[Rows from a dataset of charts and code]
+++

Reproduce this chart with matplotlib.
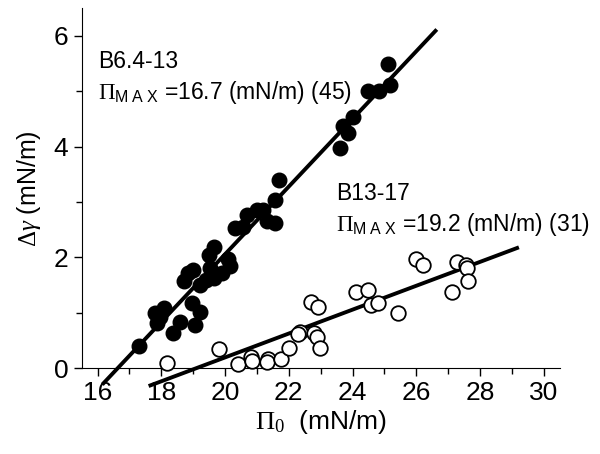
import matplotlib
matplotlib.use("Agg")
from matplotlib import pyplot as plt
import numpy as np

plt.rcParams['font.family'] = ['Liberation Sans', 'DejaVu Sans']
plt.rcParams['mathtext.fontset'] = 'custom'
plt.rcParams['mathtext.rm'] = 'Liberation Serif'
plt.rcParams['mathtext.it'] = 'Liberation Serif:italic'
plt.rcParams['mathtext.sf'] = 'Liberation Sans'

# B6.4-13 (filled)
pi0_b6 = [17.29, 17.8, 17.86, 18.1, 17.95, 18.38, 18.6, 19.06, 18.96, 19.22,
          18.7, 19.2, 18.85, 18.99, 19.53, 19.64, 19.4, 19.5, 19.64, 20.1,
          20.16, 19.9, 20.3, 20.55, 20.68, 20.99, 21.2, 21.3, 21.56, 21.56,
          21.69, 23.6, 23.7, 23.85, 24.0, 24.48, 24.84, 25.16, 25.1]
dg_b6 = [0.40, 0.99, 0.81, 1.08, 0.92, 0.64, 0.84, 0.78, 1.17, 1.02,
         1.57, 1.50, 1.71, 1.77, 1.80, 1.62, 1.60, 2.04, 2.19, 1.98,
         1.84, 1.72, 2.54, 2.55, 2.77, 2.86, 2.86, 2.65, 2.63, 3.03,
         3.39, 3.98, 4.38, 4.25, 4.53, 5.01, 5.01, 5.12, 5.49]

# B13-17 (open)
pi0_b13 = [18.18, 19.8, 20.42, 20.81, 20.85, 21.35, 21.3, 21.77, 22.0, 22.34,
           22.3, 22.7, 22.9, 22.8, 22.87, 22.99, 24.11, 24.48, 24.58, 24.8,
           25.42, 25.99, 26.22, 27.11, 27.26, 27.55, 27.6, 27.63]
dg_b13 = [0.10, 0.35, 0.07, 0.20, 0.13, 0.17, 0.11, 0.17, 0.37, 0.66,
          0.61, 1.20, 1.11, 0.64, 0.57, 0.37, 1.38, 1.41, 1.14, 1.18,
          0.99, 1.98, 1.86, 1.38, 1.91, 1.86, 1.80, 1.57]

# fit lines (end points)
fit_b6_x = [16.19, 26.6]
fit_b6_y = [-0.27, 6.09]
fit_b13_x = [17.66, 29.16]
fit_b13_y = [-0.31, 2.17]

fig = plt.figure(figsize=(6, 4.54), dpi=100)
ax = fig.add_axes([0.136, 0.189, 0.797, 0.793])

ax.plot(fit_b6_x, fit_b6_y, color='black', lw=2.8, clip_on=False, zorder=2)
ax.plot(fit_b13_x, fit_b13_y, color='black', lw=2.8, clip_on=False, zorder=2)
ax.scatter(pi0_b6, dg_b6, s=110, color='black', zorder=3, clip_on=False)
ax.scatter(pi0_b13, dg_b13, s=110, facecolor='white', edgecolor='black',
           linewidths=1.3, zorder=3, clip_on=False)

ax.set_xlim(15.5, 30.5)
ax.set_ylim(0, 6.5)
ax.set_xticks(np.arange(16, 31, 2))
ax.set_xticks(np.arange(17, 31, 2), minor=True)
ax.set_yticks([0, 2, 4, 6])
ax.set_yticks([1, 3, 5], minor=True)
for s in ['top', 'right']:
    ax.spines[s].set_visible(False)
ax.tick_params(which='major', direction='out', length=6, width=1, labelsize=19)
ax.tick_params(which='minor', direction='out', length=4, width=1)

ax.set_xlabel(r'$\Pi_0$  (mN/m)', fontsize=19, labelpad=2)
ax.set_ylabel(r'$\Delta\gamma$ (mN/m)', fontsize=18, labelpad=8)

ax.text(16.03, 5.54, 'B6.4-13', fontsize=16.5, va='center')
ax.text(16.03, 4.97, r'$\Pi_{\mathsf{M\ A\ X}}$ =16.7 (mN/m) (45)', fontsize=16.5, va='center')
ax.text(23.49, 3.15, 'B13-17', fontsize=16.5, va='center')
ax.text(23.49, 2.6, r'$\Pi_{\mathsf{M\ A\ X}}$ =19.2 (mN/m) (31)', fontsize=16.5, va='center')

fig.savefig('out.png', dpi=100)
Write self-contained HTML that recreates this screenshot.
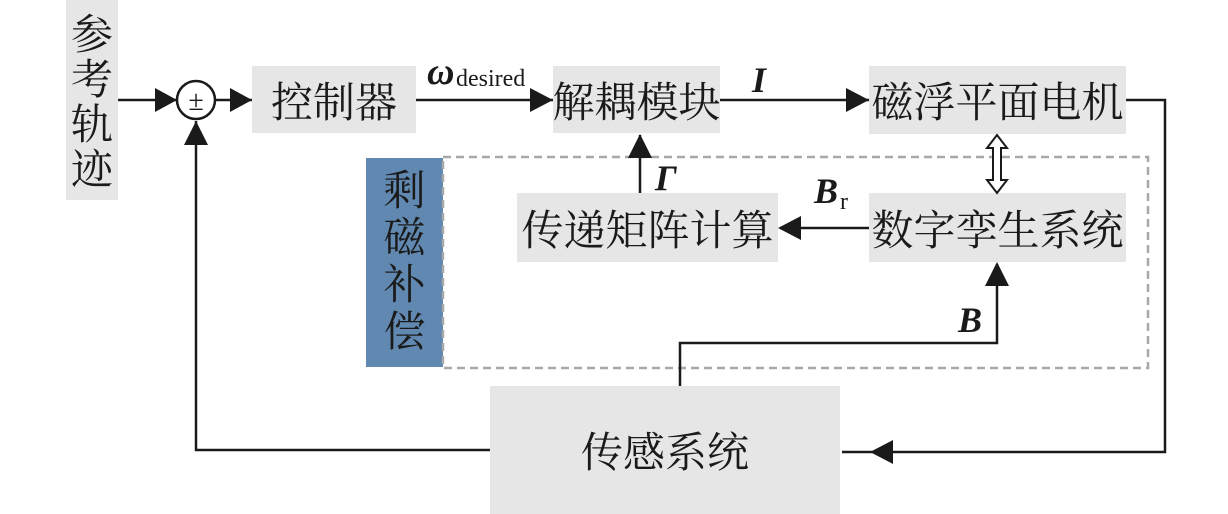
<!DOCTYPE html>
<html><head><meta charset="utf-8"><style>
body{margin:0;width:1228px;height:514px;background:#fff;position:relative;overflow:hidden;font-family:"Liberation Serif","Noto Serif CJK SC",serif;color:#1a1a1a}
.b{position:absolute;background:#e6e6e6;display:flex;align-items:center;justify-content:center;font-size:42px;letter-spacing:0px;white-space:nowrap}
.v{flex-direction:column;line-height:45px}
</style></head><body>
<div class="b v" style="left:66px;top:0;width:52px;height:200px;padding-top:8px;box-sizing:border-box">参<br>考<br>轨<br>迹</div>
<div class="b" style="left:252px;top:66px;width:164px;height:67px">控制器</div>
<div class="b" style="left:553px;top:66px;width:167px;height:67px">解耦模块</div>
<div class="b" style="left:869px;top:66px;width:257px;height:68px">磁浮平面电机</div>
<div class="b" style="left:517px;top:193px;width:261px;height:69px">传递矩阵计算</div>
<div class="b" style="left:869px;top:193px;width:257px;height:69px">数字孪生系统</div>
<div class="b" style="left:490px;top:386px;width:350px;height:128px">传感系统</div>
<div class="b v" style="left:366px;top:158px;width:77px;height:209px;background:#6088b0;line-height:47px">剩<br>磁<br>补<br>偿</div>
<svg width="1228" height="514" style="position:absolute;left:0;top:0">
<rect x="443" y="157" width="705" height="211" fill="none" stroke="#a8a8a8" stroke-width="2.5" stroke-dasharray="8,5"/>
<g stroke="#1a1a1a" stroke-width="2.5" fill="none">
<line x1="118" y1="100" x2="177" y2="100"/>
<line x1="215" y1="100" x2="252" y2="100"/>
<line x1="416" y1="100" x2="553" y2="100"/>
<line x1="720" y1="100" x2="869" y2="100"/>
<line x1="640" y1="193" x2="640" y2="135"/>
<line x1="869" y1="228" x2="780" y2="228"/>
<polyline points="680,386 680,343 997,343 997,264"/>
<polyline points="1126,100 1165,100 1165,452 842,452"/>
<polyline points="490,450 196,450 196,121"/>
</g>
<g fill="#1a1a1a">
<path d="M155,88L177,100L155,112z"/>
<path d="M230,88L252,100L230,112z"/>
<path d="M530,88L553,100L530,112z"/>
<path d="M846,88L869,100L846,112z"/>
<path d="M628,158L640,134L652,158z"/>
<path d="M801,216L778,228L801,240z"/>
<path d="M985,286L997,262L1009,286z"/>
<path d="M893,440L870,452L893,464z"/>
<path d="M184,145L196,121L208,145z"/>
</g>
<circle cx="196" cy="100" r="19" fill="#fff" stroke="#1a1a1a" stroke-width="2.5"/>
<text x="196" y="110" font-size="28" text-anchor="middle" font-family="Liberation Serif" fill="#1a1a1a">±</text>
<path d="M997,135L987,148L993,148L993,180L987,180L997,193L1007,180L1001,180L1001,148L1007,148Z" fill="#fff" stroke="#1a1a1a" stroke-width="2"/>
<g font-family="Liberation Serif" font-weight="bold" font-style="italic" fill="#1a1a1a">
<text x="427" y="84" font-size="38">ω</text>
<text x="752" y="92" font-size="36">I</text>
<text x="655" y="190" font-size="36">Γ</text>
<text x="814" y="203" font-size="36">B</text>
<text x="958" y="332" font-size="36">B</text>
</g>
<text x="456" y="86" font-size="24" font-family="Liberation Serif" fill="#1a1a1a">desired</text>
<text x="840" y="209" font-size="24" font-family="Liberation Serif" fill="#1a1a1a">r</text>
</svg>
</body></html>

+++

→ **AIM**:
Any pictures should be dropped; transcribe the rest of the records above exactly.

→ **WRITTEN ANSWER**:
Reproduce this chart with matplotlib.
import matplotlib
matplotlib.use("Agg")
from matplotlib import pyplot as plt
import numpy as np

plt.rcParams['font.family'] = ['Liberation Sans', 'DejaVu Sans']
plt.rcParams['mathtext.fontset'] = 'custom'
plt.rcParams['mathtext.rm'] = 'Liberation Serif'
plt.rcParams['mathtext.it'] = 'Liberation Serif:italic'
plt.rcParams['mathtext.sf'] = 'Liberation Sans'

# B6.4-13 (filled)
pi0_b6 = [17.29, 17.8, 17.86, 18.1, 17.95, 18.38, 18.6, 19.06, 18.96, 19.22,
          18.7, 19.2, 18.85, 18.99, 19.53, 19.64, 19.4, 19.5, 19.64, 20.1,
          20.16, 19.9, 20.3, 20.55, 20.68, 20.99, 21.2, 21.3, 21.56, 21.56,
          21.69, 23.6, 23.7, 23.85, 24.0, 24.48, 24.84, 25.16, 25.1]
dg_b6 = [0.40, 0.99, 0.81, 1.08, 0.92, 0.64, 0.84, 0.78, 1.17, 1.02,
         1.57, 1.50, 1.71, 1.77, 1.80, 1.62, 1.60, 2.04, 2.19, 1.98,
         1.84, 1.72, 2.54, 2.55, 2.77, 2.86, 2.86, 2.65, 2.63, 3.03,
         3.39, 3.98, 4.38, 4.25, 4.53, 5.01, 5.01, 5.12, 5.49]

# B13-17 (open)
pi0_b13 = [18.18, 19.8, 20.42, 20.81, 20.85, 21.35, 21.3, 21.77, 22.0, 22.34,
           22.3, 22.7, 22.9, 22.8, 22.87, 22.99, 24.11, 24.48, 24.58, 24.8,
           25.42, 25.99, 26.22, 27.11, 27.26, 27.55, 27.6, 27.63]
dg_b13 = [0.10, 0.35, 0.07, 0.20, 0.13, 0.17, 0.11, 0.17, 0.37, 0.66,
          0.61, 1.20, 1.11, 0.64, 0.57, 0.37, 1.38, 1.41, 1.14, 1.18,
          0.99, 1.98, 1.86, 1.38, 1.91, 1.86, 1.80, 1.57]

# fit lines (end points)
fit_b6_x = [16.19, 26.6]
fit_b6_y = [-0.27, 6.09]
fit_b13_x = [17.66, 29.16]
fit_b13_y = [-0.31, 2.17]

fig = plt.figure(figsize=(6, 4.54), dpi=100)
ax = fig.add_axes([0.136, 0.189, 0.797, 0.793])

ax.plot(fit_b6_x, fit_b6_y, color='black', lw=2.8, clip_on=False, zorder=2)
ax.plot(fit_b13_x, fit_b13_y, color='black', lw=2.8, clip_on=False, zorder=2)
ax.scatter(pi0_b6, dg_b6, s=110, color='black', zorder=3, clip_on=False)
ax.scatter(pi0_b13, dg_b13, s=110, facecolor='white', edgecolor='black',
           linewidths=1.3, zorder=3, clip_on=False)

ax.set_xlim(15.5, 30.5)
ax.set_ylim(0, 6.5)
ax.set_xticks(np.arange(16, 31, 2))
ax.set_xticks(np.arange(17, 31, 2), minor=True)
ax.set_yticks([0, 2, 4, 6])
ax.set_yticks([1, 3, 5], minor=True)
for s in ['top', 'right']:
    ax.spines[s].set_visible(False)
ax.tick_params(which='major', direction='out', length=6, width=1, labelsize=19)
ax.tick_params(which='minor', direction='out', length=4, width=1)

ax.set_xlabel(r'$\Pi_0$  (mN/m)', fontsize=19, labelpad=2)
ax.set_ylabel(r'$\Delta\gamma$ (mN/m)', fontsize=18, labelpad=8)

ax.text(16.03, 5.54, 'B6.4-13', fontsize=16.5, va='center')
ax.text(16.03, 4.97, r'$\Pi_{\mathsf{M\ A\ X}}$ =16.7 (mN/m) (45)', fontsize=16.5, va='center')
ax.text(23.49, 3.15, 'B13-17', fontsize=16.5, va='center')
ax.text(23.49, 2.6, r'$\Pi_{\mathsf{M\ A\ X}}$ =19.2 (mN/m) (31)', fontsize=16.5, va='center')

fig.savefig('out.png', dpi=100)
Write self-contained HTML that recreates this screenshot.
<!DOCTYPE html>
<html><head><meta charset="utf-8"><style>
body{margin:0;width:1228px;height:514px;background:#fff;position:relative;overflow:hidden;font-family:"Liberation Serif","Noto Serif CJK SC",serif;color:#1a1a1a}
.b{position:absolute;background:#e6e6e6;display:flex;align-items:center;justify-content:center;font-size:42px;letter-spacing:0px;white-space:nowrap}
.v{flex-direction:column;line-height:45px}
</style></head><body>
<div class="b v" style="left:66px;top:0;width:52px;height:200px;padding-top:8px;box-sizing:border-box">参<br>考<br>轨<br>迹</div>
<div class="b" style="left:252px;top:66px;width:164px;height:67px">控制器</div>
<div class="b" style="left:553px;top:66px;width:167px;height:67px">解耦模块</div>
<div class="b" style="left:869px;top:66px;width:257px;height:68px">磁浮平面电机</div>
<div class="b" style="left:517px;top:193px;width:261px;height:69px">传递矩阵计算</div>
<div class="b" style="left:869px;top:193px;width:257px;height:69px">数字孪生系统</div>
<div class="b" style="left:490px;top:386px;width:350px;height:128px">传感系统</div>
<div class="b v" style="left:366px;top:158px;width:77px;height:209px;background:#6088b0;line-height:47px">剩<br>磁<br>补<br>偿</div>
<svg width="1228" height="514" style="position:absolute;left:0;top:0">
<rect x="443" y="157" width="705" height="211" fill="none" stroke="#a8a8a8" stroke-width="2.5" stroke-dasharray="8,5"/>
<g stroke="#1a1a1a" stroke-width="2.5" fill="none">
<line x1="118" y1="100" x2="177" y2="100"/>
<line x1="215" y1="100" x2="252" y2="100"/>
<line x1="416" y1="100" x2="553" y2="100"/>
<line x1="720" y1="100" x2="869" y2="100"/>
<line x1="640" y1="193" x2="640" y2="135"/>
<line x1="869" y1="228" x2="780" y2="228"/>
<polyline points="680,386 680,343 997,343 997,264"/>
<polyline points="1126,100 1165,100 1165,452 842,452"/>
<polyline points="490,450 196,450 196,121"/>
</g>
<g fill="#1a1a1a">
<path d="M155,88L177,100L155,112z"/>
<path d="M230,88L252,100L230,112z"/>
<path d="M530,88L553,100L530,112z"/>
<path d="M846,88L869,100L846,112z"/>
<path d="M628,158L640,134L652,158z"/>
<path d="M801,216L778,228L801,240z"/>
<path d="M985,286L997,262L1009,286z"/>
<path d="M893,440L870,452L893,464z"/>
<path d="M184,145L196,121L208,145z"/>
</g>
<circle cx="196" cy="100" r="19" fill="#fff" stroke="#1a1a1a" stroke-width="2.5"/>
<text x="196" y="110" font-size="28" text-anchor="middle" font-family="Liberation Serif" fill="#1a1a1a">±</text>
<path d="M997,135L987,148L993,148L993,180L987,180L997,193L1007,180L1001,180L1001,148L1007,148Z" fill="#fff" stroke="#1a1a1a" stroke-width="2"/>
<g font-family="Liberation Serif" font-weight="bold" font-style="italic" fill="#1a1a1a">
<text x="427" y="84" font-size="38">ω</text>
<text x="752" y="92" font-size="36">I</text>
<text x="655" y="190" font-size="36">Γ</text>
<text x="814" y="203" font-size="36">B</text>
<text x="958" y="332" font-size="36">B</text>
</g>
<text x="456" y="86" font-size="24" font-family="Liberation Serif" fill="#1a1a1a">desired</text>
<text x="840" y="209" font-size="24" font-family="Liberation Serif" fill="#1a1a1a">r</text>
</svg>
</body></html>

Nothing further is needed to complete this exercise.